The main legislation relating to arbitration is the Arbitration Act 2002 (the Act). The Act enshrines the freedom of parties to contract as they may decide on the place of arbitration, the language to be used in the arbitral proceedings, the procedures regarding the appointment of the arbitrators and other practical matters. The provisions relating to such matters in the Act serve as default rules applicable only when the parties fail to agree.

Courts may dismiss an application for the enforcement of an arbitral award if it finds that the award involves a dispute ‘not capable of settlement by arbitration under the law’. Disputes relating to administrative contracts between a government agency and a private enterprise are explicitly recognised as arbitrable. Criminal disputes or civil disputes concerning public policy such as disputes between employers and employees relating to employee rights according to the labour law, disputes relating to trade competition law and disputes relating to mandatory corporate law are not arbitrable.

The Act governs not only arbitration in Thailand but also the enforcement of arbitral awards from other countries.
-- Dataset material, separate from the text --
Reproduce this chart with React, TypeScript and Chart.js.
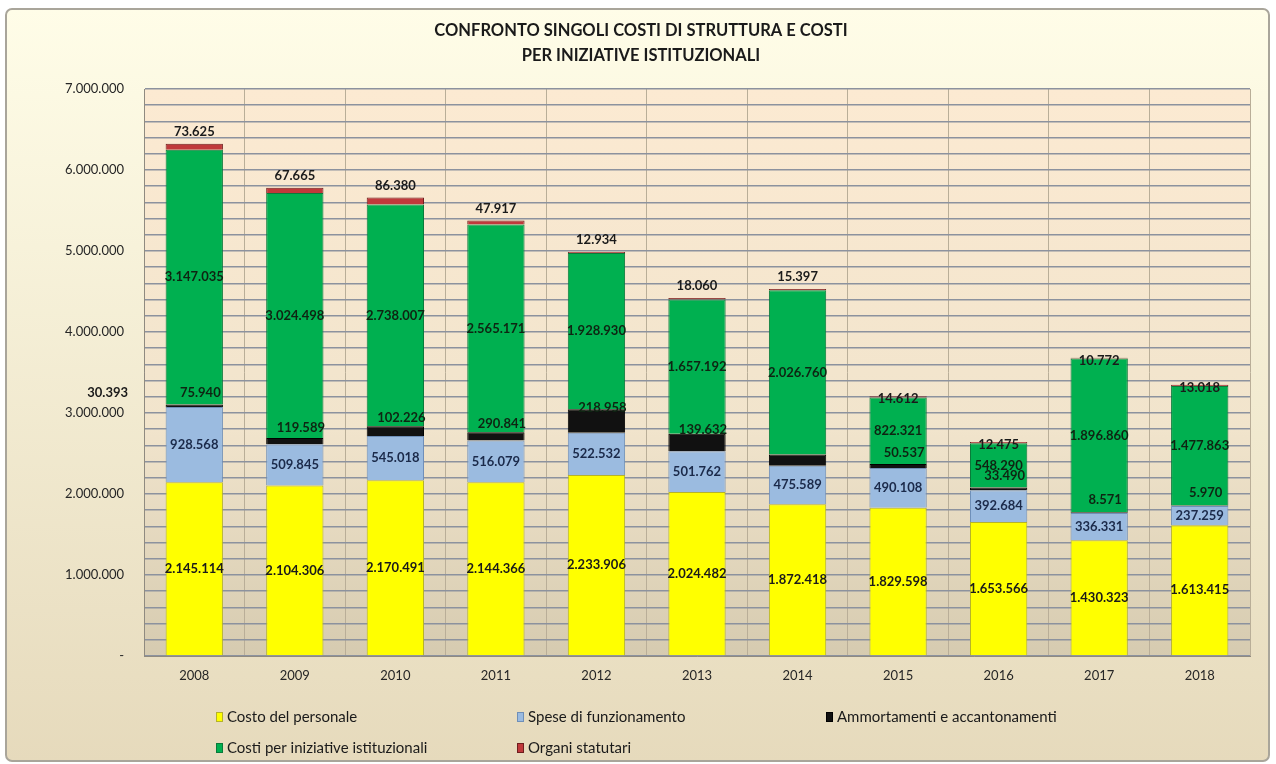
import React, { useEffect, useRef } from "react";
import { Chart, registerables } from "chart.js";

Chart.register(...registerables);

const years = ["2008", "2009", "2010", "2011", "2012", "2013", "2014", "2015", "2016", "2017", "2018"];
const costoPersonale = [2145114, 2104306, 2170491, 2144366, 2233906, 2024482, 1872418, 1829598, 1653566, 1430323, 1613415];
const speseFunzionamento = [928568, 509845, 545018, 516079, 522532, 501762, 475589, 490108, 392684, 336331, 237259];
const ammortamenti = [30393, 75940, 119589, 102226, 290841, 218958, 139632, 50537, 33490, 8571, 5970];
const costiIniziative = [3147035, 3024498, 2738007, 2565171, 1928930, 1657192, 2026760, 822321, 548290, 1896860, 1477863];
const organiStatutari = [73625, 67665, 86380, 47917, 12934, 18060, 15397, 14612, 12475, 10772, 13018];
// In the original, the depreciation labels of 2008-2013 show the value of the following year
const ammortLabelSource = [1, 2, 3, 4, 5, 6, -1, 7, 8, 9, 10];
const strayAmmortLabelSource = 0;

const seriesNames = [
  "Costo del personale",
  "Spese di funzionamento",
  "Ammortamenti e accantonamenti",
  "Costi per iniziative istituzionali",
  "Organi statutari",
];
const seriesColors = ["#FFFF00", "#9BBBE0", "#111111", "#00B050", "#C0393B"];
const seriesBorders = ["#B5B22A", "#6F8FB8", "#000000", "#0A7A3A", "#6E1E1E"];
const titleLines = ["CONFRONTO SINGOLI COSTI DI STRUTTURA E COSTI", "PER INIZIATIVE ISTITUZIONALI"];

const fmt = (n: number) => String(Math.round(n)).replace(/\B(?=(\d{3})+(?!\d))/g, ".");

const FONT = "Lato, 'Noto Sans', sans-serif";

const decorPlugin = {
  id: "decor",
  beforeDraw(chart: any) {
    const { ctx, chartArea: a, width, height } = chart;
    ctx.save();
    const g = ctx.createLinearGradient(0, 8, 0, height - 2);
    g.addColorStop(0, "#FFFDE8");
    g.addColorStop(1, "#E6DABC");
    ctx.fillStyle = "#ffffff";
    ctx.fillRect(0, 0, width, height);
    ctx.beginPath();
    const x0 = 6, y0 = 9, x1 = width - 7, y1 = height - 3, r = 6;
    ctx.moveTo(x0 + r, y0);
    ctx.arcTo(x1, y0, x1, y1, r);
    ctx.arcTo(x1, y1, x0, y1, r);
    ctx.arcTo(x0, y1, x0, y0, r);
    ctx.arcTo(x0, y0, x1, y0, r);
    ctx.closePath();
    ctx.fillStyle = g;
    ctx.fill();
    ctx.lineWidth = 2;
    ctx.strokeStyle = "#A9A59A";
    ctx.stroke();
    const pg = ctx.createLinearGradient(0, a.top, 0, a.bottom);
    pg.addColorStop(0, "#FCEAD2");
    pg.addColorStop(0.6, "#F1E4CC");
    pg.addColorStop(1, "#D6CBB0");
    ctx.fillStyle = pg;
    ctx.fillRect(a.left, a.top, a.right - a.left, a.bottom - a.top);
    ctx.fillStyle = "#1a1a1a";
    ctx.font = "bold 16.5px " + FONT;
    ctx.textAlign = "center";
    ctx.textBaseline = "middle";
    ctx.fillText(titleLines[0], 641, 31);
    ctx.fillText(titleLines[1], 641, 56);
    const cols = [216, 517, 826];
    const rows = [717, 748];
    ctx.font = "15px " + FONT;
    ctx.textAlign = "left";
    seriesNames.forEach((name, i) => {
      const cx = cols[i % 3];
      const cy = rows[Math.floor(i / 3)];
      ctx.fillStyle = seriesColors[i];
      ctx.fillRect(cx, cy - 5, 7, 10);
      ctx.strokeStyle = seriesBorders[i];
      ctx.lineWidth = 1;
      ctx.strokeRect(cx + 0.5, cy - 4.5, 6, 9);
      ctx.fillStyle = "#1a1a1a";
      ctx.fillText(name, cx + 11, cy);
    });
    ctx.restore();
  },
  afterDatasetsDraw(chart: any) {
    const { ctx } = chart;
    ctx.save();
    ctx.font = "bold 13px " + FONT;
    ctx.textAlign = "center";
    ctx.textBaseline = "middle";
    const metas = [0, 1, 2, 3, 4].map((d) => chart.getDatasetMeta(d));
    const mid = (el: any) => (el.y + el.base) / 2;
    years.forEach((_, i) => {
      const y0 = metas[0].data[i];
      ctx.fillStyle = "#1a1a1a";
      ctx.fillText(fmt(costoPersonale[i]), y0.x, mid(y0));
      const b = metas[1].data[i];
      ctx.fillStyle = "#1B2A4A";
      ctx.fillText(fmt(speseFunzionamento[i]), b.x, mid(b));
      const k = metas[2].data[i];
      const src = ammortLabelSource[i];
      ctx.fillStyle = "#0E2412";
      if (src >= 0) ctx.fillText(fmt(ammortamenti[src]), k.x + 6, mid(k) - 13);
      const gEl = metas[3].data[i];
      ctx.fillStyle = "#0E2412";
      ctx.fillText(fmt(costiIniziative[i]), gEl.x, mid(gEl));
      const rEl = metas[4].data[i];
      ctx.fillStyle = "#1a1a1a";
      const ry = i < 7 ? rEl.y - 12 : rEl.y + 3;
      ctx.fillText(fmt(organiStatutari[i]), rEl.x, ry);
    });
    const k0 = metas[2].data[0];
    ctx.fillStyle = "#1a1a1a";
    ctx.textAlign = "right";
    ctx.fillText(fmt(ammortamenti[strayAmmortLabelSource]), 128, mid(k0) - 13);
    ctx.restore();
  },
};

export default function App() {
  const ref = useRef<HTMLCanvasElement | null>(null);
  useEffect(() => {
    if (!ref.current) return;
    const series = [costoPersonale, speseFunzionamento, ammortamenti, costiIniziative, organiStatutari];
    const chart = new Chart(ref.current, {
      type: "bar",
      data: {
        labels: years,
        datasets: series.map((d, i) => ({
          label: seriesNames[i],
          data: d,
          backgroundColor: seriesColors[i],
          borderColor: seriesBorders[i],
          borderWidth: 1,
          barPercentage: 0.57,
          categoryPercentage: 1,
        })),
      },
      options: {
        animation: false,
        responsive: false,
        devicePixelRatio: 1,
        layout: { padding: { top: 89, right: 26, bottom: 68, left: 0 } },
        plugins: { legend: { display: false }, tooltip: { enabled: false }, title: { display: false } },
        scales: {
          x: {
            stacked: true,
            grid: { color: "#B9AE98", lineWidth: 1, drawTicks: false, offset: true },
            border: { color: "#8F8A80" },
            ticks: { color: "#262626", font: { family: FONT, size: 13 }, padding: 12 },
            afterFit: (s: any) => { s.height = 40; },
          },
          y: {
            stacked: true,
            min: 0,
            max: 7000000,
            grid: { color: "#8C929E", lineWidth: 1.5, drawTicks: false },
            border: { color: "#8F8A80" },
            ticks: {
              stepSize: 200000,
              autoSkip: false,
              color: "#262626",
              font: { family: FONT, size: 13 },
              padding: 20,
              callback: (v: any) => (v === 0 ? "-" : v % 1000000 === 0 ? fmt(v) : ""),
            },
            afterFit: (s: any) => { s.width = 144; },
          },
        },
      },
      plugins: [decorPlugin],
    });
    return () => chart.destroy();
  }, []);
  return (
    <div style={{ position: "absolute", left: 0, top: 0, width: 1276, height: 764 }}>
      <canvas ref={ref} width={1276} height={764} style={{ width: 1276, height: 764 }} />
    </div>
  );
}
Thai courts are required to enforce an arbitral award made in a foreign country that is a member of an international convention treaty or agreement to which Thailand is also a party, namely the Convention on the Execution of Foreign Arbitral Awards 1927 and the Convention on the Recognition and Enforcement of Foreign Arbitral Awards 1958. Exceptions are in the cases that, among other things, the arbitral award is beyond the scope of the arbitration agreement, the arbitral award relates to a dispute that cannot be legally resolved by the arbitration, or the enforcement of the arbitral award would be contrary to the public order or good morals of the people of Thailand.